When to Use Generators

Generators are perfect for:

  1. Large Data Processing: Reading files line-by-line, processing massive datasets from a database, or iterating over huge lists of items without running out of memory.

  2. Infinite Sequences: You can create a generator that theoretically never ends.

    def infinite_counter():
        i = 0
        while True:
            yield i
            i += 1
    counter = infinite_counter()
    print(next(counter)) # 0
    print(next(counter)) # 1
    print(next(counter)) # 2
    # ... and so on
  3. Pipelining Data: You can chain generators together, where the output of one is the input of the next. This is a core concept in functional programming and data processing pipelines.

  4. When you only need to iterate once: If you are going to loop over a sequence of items only once, a generator is more memory-efficient than creating a list.

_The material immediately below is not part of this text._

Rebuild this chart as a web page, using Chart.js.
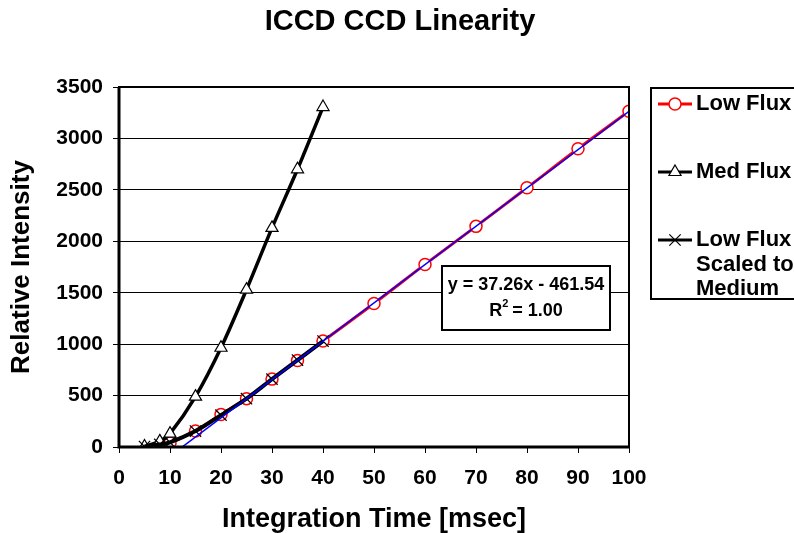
<!DOCTYPE html>
<html>
<head>
<meta charset="utf-8">
<title>ICCD CCD Linearity</title>
<script src="https://cdn.jsdelivr.net/npm/chart.js@4.4.1/dist/chart.umd.min.js"></script>
<style>
  html, body { margin: 0; padding: 0; background: #fff; }
  #wrap { width: 794px; height: 533px; }
</style>
</head>
<body>
<div id="wrap"><canvas id="linearityChart" width="794" height="533"></canvas></div>
<script>
// Integration times [msec] and measured intensities
const lowFluxTime = [10, 15, 20, 25, 30, 35, 40, 50, 60, 70, 80, 90, 100];
const lowFlux = [40, 155, 315, 470, 660, 840, 1030, 1395, 1775, 2145, 2520, 2900, 3265];

const medFluxTime = [5, 8, 10, 15, 20, 25, 30, 35, 40];
const medFlux = [5, 55, 130, 490, 965, 1530, 2130, 2700, 3305];

const scaledTime = [5, 8, 10, 15, 20, 25, 30, 35, 40];
const scaledFlux = [5, 25, 45, 155, 310, 470, 660, 845, 1030];

// Linear fit of the low flux series
const trendSlope = 37.26;
const trendIntercept = -461.54;
const trendRSquared = 1.00;
const trendTime = [10, 100];

const xTicks = [0, 10, 20, 30, 40, 50, 60, 70, 80, 90, 100];
const yTicks = [0, 500, 1000, 1500, 2000, 2500, 3000, 3500];

const chartTitle = 'ICCD CCD Linearity';
const FONT = "'Liberation Sans', Arial, sans-serif";

const toPoints = (xs, ys) => xs.map((x, i) => ({ x: x, y: ys[i] }));

// title, frame round the plot, equation box and the clipped legend box
const decorations = {
  id: 'decorations',
  afterDatasetsDraw(chart) {
    const { ctx, chartArea: a } = chart;
    ctx.save();
    ctx.strokeStyle = '#000';
    ctx.lineWidth = 2;
    ctx.strokeRect(a.left, a.top, a.right - a.left, a.bottom - a.top);
    ctx.lineWidth = 3;
    ctx.beginPath();
    ctx.moveTo(a.left, a.top);
    ctx.lineTo(a.left, a.bottom);
    ctx.lineTo(a.right, a.bottom);
    ctx.stroke();

    ctx.fillStyle = '#000';
    ctx.font = 'bold 29px ' + FONT;
    ctx.textAlign = 'center';
    ctx.textBaseline = 'middle';
    ctx.fillText(chartTitle, 400, 22);

    // equation label
    ctx.fillStyle = '#fff';
    ctx.fillRect(442, 266, 168, 64);
    ctx.lineWidth = 2;
    ctx.strokeRect(442, 266, 168, 64);
    ctx.fillStyle = '#000';
    ctx.font = 'bold 18px ' + FONT;
    const eq = 'y = ' + trendSlope.toFixed(2) + 'x - ' + Math.abs(trendIntercept).toFixed(2);
    ctx.fillText(eq, 526, 285);
    const r = 'R  = ' + trendRSquared.toFixed(2);
    ctx.fillText(r, 526, 311);
    const rw = ctx.measureText(r).width;
    ctx.font = 'bold 11px ' + FONT;
    ctx.textAlign = 'left';
    ctx.fillText('2', 526 - rw / 2 + 13, 304);
    ctx.restore();
    drawLegend(chart);
  }
};

function drawLegend(chart) {
  const { ctx } = chart;
  const box = { left: 651, top: 88, right: 800, bottom: 299 };
  ctx.save();
  ctx.beginPath();
  ctx.rect(box.left, box.top, box.right - box.left, box.bottom - box.top);
  ctx.clip();
  ctx.fillStyle = '#fff';
  ctx.fillRect(box.left, box.top, box.right - box.left, box.bottom - box.top);

  const items = [
    { ds: 0, y: 104, lines: ['Low Flux'] },
    { ds: 1, y: 172, lines: ['Med Flux'] },
    { ds: 2, y: 240, lines: ['Low Flux', 'Scaled to', 'Medium', 'Gain'] }
  ];
  items.forEach(item => {
    const d = chart.data.datasets[item.ds];
    ctx.strokeStyle = d.borderColor;
    ctx.lineWidth = 3;
    ctx.beginPath();
    ctx.moveTo(658, item.y);
    ctx.lineTo(692, item.y);
    ctx.stroke();
    ctx.fillStyle = d.pointBackgroundColor;
    ctx.strokeStyle = d.pointBorderColor;
    ctx.lineWidth = d.pointBorderWidth;
    Chart.helpers.drawPoint(ctx, {
      pointStyle: d.pointStyle,
      radius: d.pointRadius,
      borderWidth: d.pointBorderWidth
    }, 675, item.y);
    ctx.fillStyle = '#000';
    ctx.font = 'bold 22px ' + FONT;
    ctx.textAlign = 'left';
    ctx.textBaseline = 'middle';
    item.lines.forEach((t, i) => ctx.fillText(t, 696, item.y + i * 24.5));
  });
  ctx.restore();

  ctx.save();
  ctx.strokeStyle = '#000';
  ctx.lineWidth = 2;
  ctx.strokeRect(box.left, box.top, box.right - box.left, box.bottom - box.top);
  ctx.restore();
}

const ctx = document.getElementById('linearityChart').getContext('2d');
new Chart(ctx, {
  type: 'line',
  data: {
    datasets: [
      {
        label: 'Low Flux',
        data: toPoints(lowFluxTime, lowFlux),
        borderColor: '#ff0000',
        borderWidth: 3,
        tension: 0.3,
        pointStyle: 'circle',
        pointRadius: 6,
        pointBorderWidth: 1.5,
        pointBorderColor: '#ff0000',
        pointBackgroundColor: '#ffffff',
        order: 3
      },
      {
        label: 'Med Flux',
        data: toPoints(medFluxTime, medFlux),
        borderColor: '#000000',
        borderWidth: 3.5,
        tension: 0.3,
        pointStyle: 'triangle',
        pointRadius: 7,
        pointBorderWidth: 1.2,
        pointBorderColor: '#000000',
        pointBackgroundColor: '#ffffff',
        order: 2
      },
      {
        label: 'Low Flux Scaled to Medium Gain',
        data: toPoints(scaledTime, scaledFlux),
        borderColor: '#000000',
        borderWidth: 4,
        tension: 0.3,
        pointStyle: 'crossRot',
        pointRadius: 8,
        pointBorderWidth: 1.2,
        pointBorderColor: '#000000',
        pointBackgroundColor: '#000000',
        order: 1
      },
      {
        label: 'Linear (Low Flux)',
        data: trendTime.map(x => ({ x: x, y: trendSlope * x + trendIntercept })),
        borderColor: '#0000ff',
        borderWidth: 1.5,
        pointRadius: 0,
        tension: 0,
        order: 0
      }
    ]
  },
  options: {
    responsive: false,
    animation: false,
    events: [],
    layout: { padding: { top: 87, left: 0, right: 165, bottom: 0 } },
    plugins: {
      legend: { display: false },
      tooltip: { enabled: false },
      title: { display: false }
    },
    scales: {
      x: {
        type: 'linear',
        min: 0,
        max: 100,
        afterBuildTicks: s => { s.ticks = xTicks.map(v => ({ value: v })); },
        afterFit: s => { s.height = 86; },
        ticks: {
          color: '#000',
          font: { family: FONT, size: 21, weight: 'bold' },
          padding: 13,
          maxRotation: 0,
          callback: v => String(v)
        },
        grid: {
          drawOnChartArea: false,
          drawTicks: true,
          tickLength: 6,
          color: '#000',
          lineWidth: 1
        },
        border: { display: false },
        title: {
          display: true,
          text: 'Integration Time [msec]',
          color: '#000',
          font: { family: FONT, size: 27, weight: 'bold', lineHeight: 1.2 },
          padding: { top: 0, bottom: -3 }
        }
      },
      y: {
        type: 'linear',
        min: 0,
        max: 3500,
        afterBuildTicks: s => { s.ticks = yTicks.map(v => ({ value: v })); },
        afterFit: s => { s.width = 119; },
        ticks: {
          color: '#000',
          font: { family: FONT, size: 21, weight: 'bold' },
          padding: 10,
          callback: v => String(v)
        },
        grid: {
          color: '#000',
          lineWidth: 1,
          tickLength: 6
        },
        border: { display: false },
        title: {
          display: true,
          text: 'Relative Intensity',
          color: '#000',
          font: { family: FONT, size: 26, weight: 'bold', lineHeight: 1.2 },
          padding: { top: 6, bottom: 0 }
        }
      }
    }
  },
  plugins: [decorations]
});
</script>
</body>
</html>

Summary Table: Generator vs. List

Feature Generator List
Creation Uses yield keyword in a function or (expr for item in iterable) Uses [expr for item in iterable] or list()
Memory Usage Very Low. Stores only the current state. High. Stores all elements in memory at once.
Evaluation Lazy. Values are generated on-demand. Eager. All values are computed and stored immediately.
Iteration Can only be iterated over once (unless wrapped). Can be iterated over multiple times.
Use Case Large/infinite data streams, pipelining, memory efficiency. Small datasets, when you need random access or multiple passes.